#### Input rows ####

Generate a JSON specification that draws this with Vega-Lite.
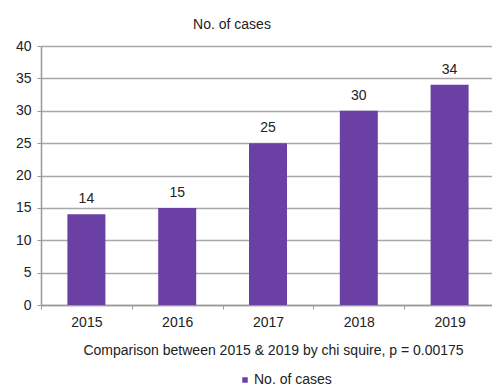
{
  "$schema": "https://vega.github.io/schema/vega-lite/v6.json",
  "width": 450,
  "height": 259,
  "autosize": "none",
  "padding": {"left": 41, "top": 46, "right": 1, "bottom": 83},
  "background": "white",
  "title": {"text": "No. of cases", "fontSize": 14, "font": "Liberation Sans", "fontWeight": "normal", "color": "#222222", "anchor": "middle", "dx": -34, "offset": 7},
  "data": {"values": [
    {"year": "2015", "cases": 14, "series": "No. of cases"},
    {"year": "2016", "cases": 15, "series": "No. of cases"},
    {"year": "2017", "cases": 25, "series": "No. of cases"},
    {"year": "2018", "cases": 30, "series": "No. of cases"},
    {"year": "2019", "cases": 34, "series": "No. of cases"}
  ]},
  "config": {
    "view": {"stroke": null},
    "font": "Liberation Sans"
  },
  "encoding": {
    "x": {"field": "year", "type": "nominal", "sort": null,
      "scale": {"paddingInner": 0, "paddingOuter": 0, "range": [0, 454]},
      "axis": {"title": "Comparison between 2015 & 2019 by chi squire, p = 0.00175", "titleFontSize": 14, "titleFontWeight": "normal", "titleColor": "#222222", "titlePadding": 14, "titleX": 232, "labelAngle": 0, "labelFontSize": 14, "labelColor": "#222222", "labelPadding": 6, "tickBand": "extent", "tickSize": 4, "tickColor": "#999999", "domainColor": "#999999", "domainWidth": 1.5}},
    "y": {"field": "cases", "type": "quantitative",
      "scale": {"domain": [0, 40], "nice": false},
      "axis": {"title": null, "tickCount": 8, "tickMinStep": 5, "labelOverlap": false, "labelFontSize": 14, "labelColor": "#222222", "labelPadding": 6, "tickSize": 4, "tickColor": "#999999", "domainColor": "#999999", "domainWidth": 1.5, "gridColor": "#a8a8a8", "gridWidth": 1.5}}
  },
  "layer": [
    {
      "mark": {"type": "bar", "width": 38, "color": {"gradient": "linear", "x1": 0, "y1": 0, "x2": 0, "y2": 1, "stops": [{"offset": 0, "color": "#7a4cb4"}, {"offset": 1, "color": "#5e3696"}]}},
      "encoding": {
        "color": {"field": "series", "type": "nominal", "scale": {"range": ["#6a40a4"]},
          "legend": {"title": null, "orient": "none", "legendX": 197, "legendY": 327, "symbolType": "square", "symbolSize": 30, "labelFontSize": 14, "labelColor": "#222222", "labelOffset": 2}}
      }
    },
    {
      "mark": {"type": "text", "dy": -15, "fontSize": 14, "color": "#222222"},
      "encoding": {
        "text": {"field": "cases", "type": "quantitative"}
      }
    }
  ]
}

####
#### Input rows ####

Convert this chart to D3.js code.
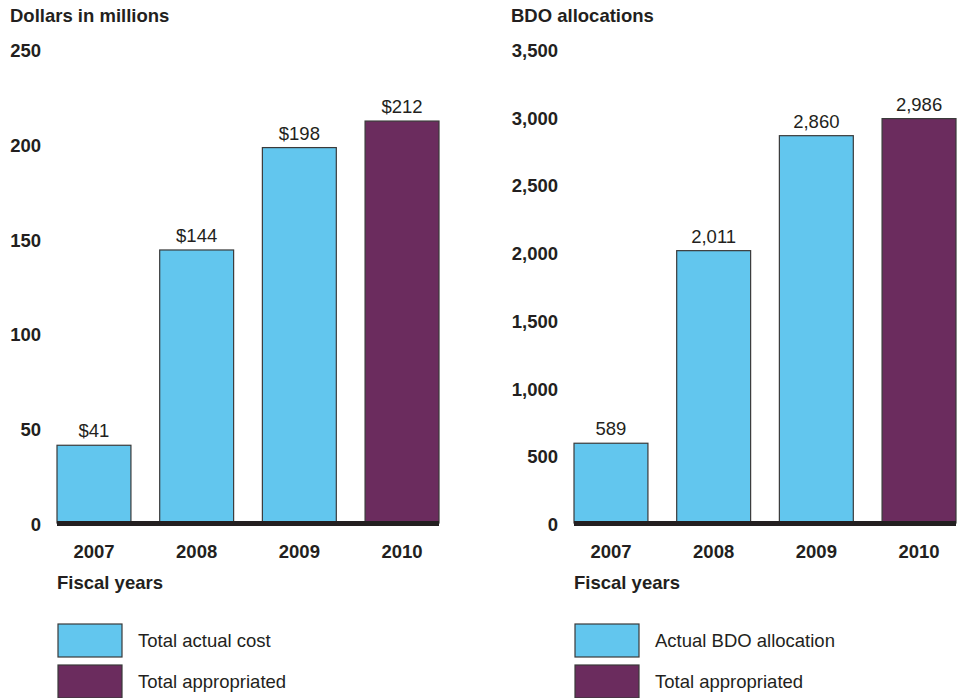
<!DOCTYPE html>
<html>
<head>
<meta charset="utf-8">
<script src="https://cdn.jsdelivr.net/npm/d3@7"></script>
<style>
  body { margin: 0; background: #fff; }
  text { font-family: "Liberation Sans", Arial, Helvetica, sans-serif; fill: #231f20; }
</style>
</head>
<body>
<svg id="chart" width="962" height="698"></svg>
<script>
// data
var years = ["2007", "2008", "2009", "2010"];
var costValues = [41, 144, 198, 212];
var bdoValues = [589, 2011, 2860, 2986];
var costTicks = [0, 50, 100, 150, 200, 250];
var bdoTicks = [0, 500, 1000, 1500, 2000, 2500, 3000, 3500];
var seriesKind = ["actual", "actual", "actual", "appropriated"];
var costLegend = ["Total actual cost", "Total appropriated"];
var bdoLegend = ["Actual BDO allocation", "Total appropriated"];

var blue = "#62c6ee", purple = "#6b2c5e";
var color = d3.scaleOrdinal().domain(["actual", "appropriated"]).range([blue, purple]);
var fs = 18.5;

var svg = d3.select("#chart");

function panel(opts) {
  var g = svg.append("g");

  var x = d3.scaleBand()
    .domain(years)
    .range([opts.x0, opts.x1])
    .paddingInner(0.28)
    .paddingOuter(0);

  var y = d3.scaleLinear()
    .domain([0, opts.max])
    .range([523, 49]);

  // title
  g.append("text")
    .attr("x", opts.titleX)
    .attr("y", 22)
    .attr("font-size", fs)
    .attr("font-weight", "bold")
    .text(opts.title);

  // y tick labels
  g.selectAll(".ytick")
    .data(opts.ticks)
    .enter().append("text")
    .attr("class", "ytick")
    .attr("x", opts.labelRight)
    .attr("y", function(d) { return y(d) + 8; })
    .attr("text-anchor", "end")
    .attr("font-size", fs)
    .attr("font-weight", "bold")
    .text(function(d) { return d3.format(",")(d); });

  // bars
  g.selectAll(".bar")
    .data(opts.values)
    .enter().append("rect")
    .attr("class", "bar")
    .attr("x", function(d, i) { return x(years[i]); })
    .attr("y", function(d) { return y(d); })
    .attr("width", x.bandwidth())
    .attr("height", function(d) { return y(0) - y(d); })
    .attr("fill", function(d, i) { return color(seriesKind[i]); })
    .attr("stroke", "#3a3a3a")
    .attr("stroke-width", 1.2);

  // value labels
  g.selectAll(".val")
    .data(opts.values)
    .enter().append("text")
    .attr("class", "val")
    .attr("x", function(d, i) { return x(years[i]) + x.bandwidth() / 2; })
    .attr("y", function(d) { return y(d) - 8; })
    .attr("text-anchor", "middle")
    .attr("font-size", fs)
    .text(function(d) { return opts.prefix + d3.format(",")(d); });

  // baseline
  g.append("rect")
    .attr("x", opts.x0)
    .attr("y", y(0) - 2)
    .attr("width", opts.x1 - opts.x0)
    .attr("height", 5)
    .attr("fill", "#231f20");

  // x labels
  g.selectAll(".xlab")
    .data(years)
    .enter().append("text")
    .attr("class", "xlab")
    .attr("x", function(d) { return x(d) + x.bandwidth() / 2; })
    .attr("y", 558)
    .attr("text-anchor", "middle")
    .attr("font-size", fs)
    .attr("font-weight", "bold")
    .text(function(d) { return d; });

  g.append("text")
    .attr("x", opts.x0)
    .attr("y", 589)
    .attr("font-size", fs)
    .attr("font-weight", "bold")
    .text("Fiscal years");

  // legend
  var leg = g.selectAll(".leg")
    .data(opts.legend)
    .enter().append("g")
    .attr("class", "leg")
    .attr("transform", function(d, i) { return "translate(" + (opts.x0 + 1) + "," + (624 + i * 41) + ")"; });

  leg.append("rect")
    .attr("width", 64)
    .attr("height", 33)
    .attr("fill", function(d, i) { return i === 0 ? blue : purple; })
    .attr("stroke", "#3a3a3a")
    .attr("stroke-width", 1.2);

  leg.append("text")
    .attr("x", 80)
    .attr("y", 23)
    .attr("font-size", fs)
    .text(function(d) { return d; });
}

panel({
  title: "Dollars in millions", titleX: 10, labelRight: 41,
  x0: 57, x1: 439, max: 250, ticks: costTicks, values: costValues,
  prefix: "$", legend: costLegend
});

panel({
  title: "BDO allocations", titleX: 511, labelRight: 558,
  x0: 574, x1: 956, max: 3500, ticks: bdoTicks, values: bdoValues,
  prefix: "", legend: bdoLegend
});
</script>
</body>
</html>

####
#### Input rows ####

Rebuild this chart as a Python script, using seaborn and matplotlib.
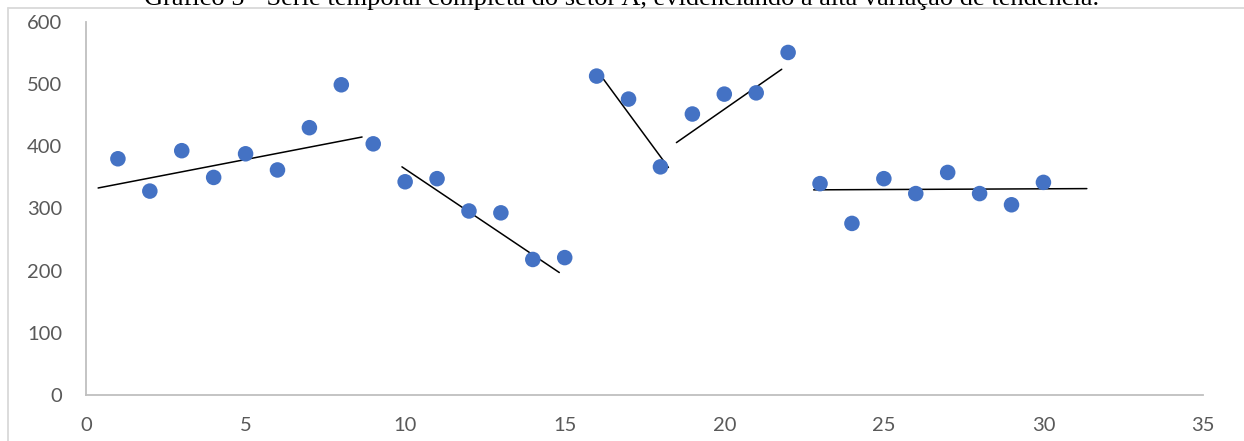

####

** Problem requirements **
Work out how many lines of the listing above include the word "script". Reply with nothing but the count.

** The solution **
4